**WHAT YOU NEED TO DO:**
Using the data below, copy each line that includes the word "this".

**EXERCISE MATERIAL:**

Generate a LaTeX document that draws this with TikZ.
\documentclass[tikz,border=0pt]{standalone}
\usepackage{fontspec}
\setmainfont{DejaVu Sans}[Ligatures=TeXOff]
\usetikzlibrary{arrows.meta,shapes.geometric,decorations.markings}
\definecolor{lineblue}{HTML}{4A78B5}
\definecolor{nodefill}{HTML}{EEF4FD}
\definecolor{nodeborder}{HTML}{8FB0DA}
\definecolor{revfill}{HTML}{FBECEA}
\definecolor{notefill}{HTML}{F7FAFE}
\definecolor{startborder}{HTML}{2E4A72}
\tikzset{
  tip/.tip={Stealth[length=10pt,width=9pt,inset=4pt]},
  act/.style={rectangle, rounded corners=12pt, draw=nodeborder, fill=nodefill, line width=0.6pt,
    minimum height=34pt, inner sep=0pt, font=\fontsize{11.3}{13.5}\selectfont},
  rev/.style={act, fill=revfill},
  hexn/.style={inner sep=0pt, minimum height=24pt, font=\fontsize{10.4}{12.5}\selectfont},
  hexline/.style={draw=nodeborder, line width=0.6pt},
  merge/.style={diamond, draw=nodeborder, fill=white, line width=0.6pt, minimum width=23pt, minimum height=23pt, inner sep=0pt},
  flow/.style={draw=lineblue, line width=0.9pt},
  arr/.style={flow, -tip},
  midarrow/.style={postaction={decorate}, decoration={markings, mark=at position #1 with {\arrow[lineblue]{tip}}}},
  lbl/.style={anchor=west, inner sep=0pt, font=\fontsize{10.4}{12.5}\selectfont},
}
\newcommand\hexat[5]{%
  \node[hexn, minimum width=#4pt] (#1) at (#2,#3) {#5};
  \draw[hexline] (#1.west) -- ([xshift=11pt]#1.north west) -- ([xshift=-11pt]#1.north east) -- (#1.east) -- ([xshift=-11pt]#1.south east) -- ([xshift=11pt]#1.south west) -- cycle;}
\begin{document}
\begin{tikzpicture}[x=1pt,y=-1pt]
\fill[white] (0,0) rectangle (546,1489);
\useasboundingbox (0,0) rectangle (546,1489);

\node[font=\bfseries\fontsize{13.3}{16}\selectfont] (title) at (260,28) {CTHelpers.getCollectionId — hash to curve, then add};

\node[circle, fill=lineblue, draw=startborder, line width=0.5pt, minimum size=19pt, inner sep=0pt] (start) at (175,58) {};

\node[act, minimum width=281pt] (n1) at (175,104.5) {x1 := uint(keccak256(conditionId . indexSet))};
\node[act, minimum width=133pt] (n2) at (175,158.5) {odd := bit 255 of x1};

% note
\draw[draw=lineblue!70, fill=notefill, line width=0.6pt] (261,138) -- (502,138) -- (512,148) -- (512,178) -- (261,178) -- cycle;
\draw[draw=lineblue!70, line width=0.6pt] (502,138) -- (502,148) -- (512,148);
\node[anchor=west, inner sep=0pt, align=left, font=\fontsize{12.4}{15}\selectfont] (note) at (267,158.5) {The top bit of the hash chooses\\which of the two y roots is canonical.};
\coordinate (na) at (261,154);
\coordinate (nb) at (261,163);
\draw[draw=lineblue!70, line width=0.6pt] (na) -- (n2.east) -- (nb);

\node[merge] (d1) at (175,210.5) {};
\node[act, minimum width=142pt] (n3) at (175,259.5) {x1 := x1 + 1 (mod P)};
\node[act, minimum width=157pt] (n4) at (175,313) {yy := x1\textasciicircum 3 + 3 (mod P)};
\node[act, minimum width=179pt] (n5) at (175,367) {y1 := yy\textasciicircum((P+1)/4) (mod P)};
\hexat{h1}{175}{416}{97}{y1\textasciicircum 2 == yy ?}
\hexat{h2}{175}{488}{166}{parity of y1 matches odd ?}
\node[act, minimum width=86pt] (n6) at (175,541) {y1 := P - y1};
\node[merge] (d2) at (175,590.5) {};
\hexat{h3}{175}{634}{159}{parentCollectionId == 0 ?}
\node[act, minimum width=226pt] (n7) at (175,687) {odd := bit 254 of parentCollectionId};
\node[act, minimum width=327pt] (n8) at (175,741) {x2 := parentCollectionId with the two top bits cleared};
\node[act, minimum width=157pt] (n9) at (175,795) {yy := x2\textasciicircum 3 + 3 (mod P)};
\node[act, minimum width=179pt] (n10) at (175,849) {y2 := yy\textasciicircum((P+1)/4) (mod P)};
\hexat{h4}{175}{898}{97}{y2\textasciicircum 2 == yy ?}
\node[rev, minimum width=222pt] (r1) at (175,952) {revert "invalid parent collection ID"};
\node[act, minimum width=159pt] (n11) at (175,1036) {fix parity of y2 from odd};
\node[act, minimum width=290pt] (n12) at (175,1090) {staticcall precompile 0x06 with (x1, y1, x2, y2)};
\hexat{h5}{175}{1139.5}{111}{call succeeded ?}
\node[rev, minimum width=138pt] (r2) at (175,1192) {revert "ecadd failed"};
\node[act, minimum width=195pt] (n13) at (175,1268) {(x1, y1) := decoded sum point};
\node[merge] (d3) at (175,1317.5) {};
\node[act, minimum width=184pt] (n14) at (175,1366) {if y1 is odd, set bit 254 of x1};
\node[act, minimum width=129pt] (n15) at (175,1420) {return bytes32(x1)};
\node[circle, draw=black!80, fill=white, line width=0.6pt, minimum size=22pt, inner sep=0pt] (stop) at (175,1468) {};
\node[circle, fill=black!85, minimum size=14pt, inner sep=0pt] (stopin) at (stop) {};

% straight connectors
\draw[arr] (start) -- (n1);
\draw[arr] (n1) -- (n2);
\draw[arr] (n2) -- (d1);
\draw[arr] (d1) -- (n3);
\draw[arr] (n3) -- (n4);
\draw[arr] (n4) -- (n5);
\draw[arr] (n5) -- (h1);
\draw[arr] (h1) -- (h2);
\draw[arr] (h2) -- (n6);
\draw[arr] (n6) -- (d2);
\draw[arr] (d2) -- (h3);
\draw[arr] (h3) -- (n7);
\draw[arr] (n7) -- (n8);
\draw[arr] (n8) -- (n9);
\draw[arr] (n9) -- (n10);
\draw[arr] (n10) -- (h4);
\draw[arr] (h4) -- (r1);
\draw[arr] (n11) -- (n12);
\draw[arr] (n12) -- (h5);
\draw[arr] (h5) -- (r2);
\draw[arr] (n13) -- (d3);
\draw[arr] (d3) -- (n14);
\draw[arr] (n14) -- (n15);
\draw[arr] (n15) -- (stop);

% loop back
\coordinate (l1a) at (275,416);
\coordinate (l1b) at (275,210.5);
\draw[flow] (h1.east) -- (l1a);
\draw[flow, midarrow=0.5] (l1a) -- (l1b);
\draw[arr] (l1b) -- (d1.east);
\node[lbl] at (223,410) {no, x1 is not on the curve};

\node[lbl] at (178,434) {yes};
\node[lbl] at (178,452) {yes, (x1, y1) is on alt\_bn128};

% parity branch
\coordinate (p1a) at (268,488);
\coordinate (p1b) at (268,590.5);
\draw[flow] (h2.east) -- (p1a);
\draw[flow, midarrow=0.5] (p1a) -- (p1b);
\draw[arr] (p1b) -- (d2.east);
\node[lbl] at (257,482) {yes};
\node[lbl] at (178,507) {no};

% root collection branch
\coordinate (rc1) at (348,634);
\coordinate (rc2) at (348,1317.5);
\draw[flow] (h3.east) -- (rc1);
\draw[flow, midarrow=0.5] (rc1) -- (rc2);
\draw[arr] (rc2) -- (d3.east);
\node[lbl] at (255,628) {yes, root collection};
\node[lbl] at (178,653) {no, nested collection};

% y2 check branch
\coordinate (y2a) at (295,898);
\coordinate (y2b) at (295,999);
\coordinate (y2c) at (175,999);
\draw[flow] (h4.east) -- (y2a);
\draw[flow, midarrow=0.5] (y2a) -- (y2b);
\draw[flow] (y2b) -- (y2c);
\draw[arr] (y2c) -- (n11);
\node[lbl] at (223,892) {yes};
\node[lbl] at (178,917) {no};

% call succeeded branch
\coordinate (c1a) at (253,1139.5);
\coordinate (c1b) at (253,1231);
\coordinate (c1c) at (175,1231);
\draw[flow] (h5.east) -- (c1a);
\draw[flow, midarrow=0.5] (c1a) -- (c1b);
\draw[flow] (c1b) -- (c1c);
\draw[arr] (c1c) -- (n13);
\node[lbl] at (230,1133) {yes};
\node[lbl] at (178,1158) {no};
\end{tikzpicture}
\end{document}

...

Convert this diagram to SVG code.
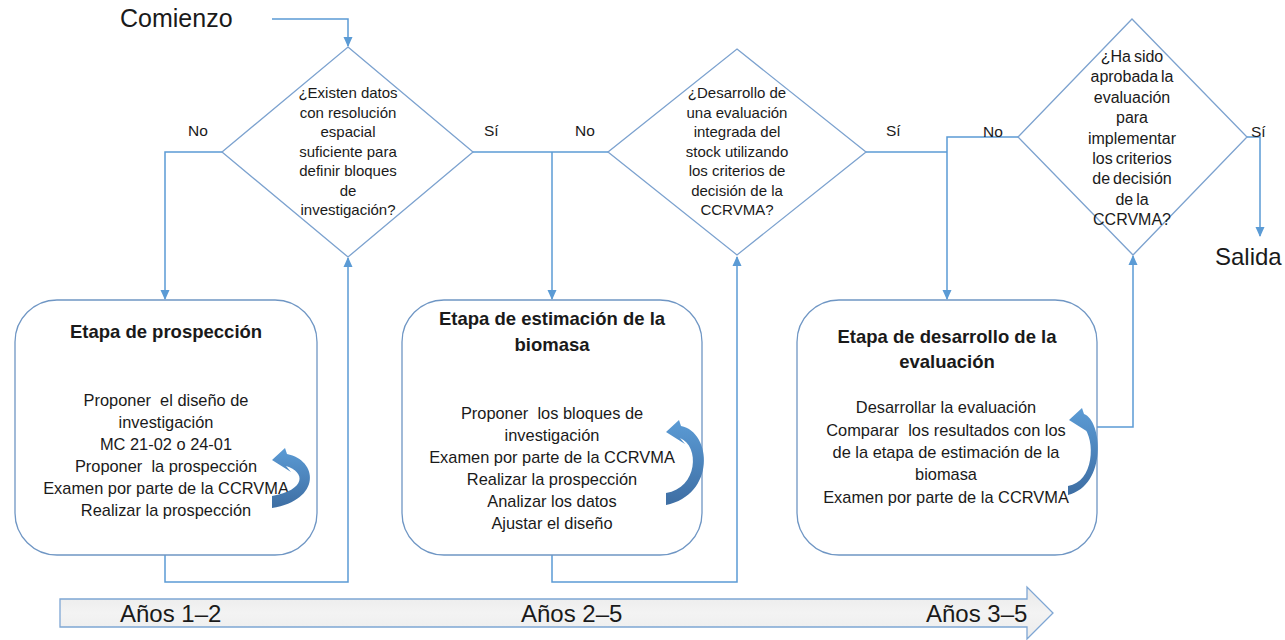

**EXPECTED OUTPUT:**
Generate a LaTeX document that draws this with TikZ.
Convert this diagram to SVG code.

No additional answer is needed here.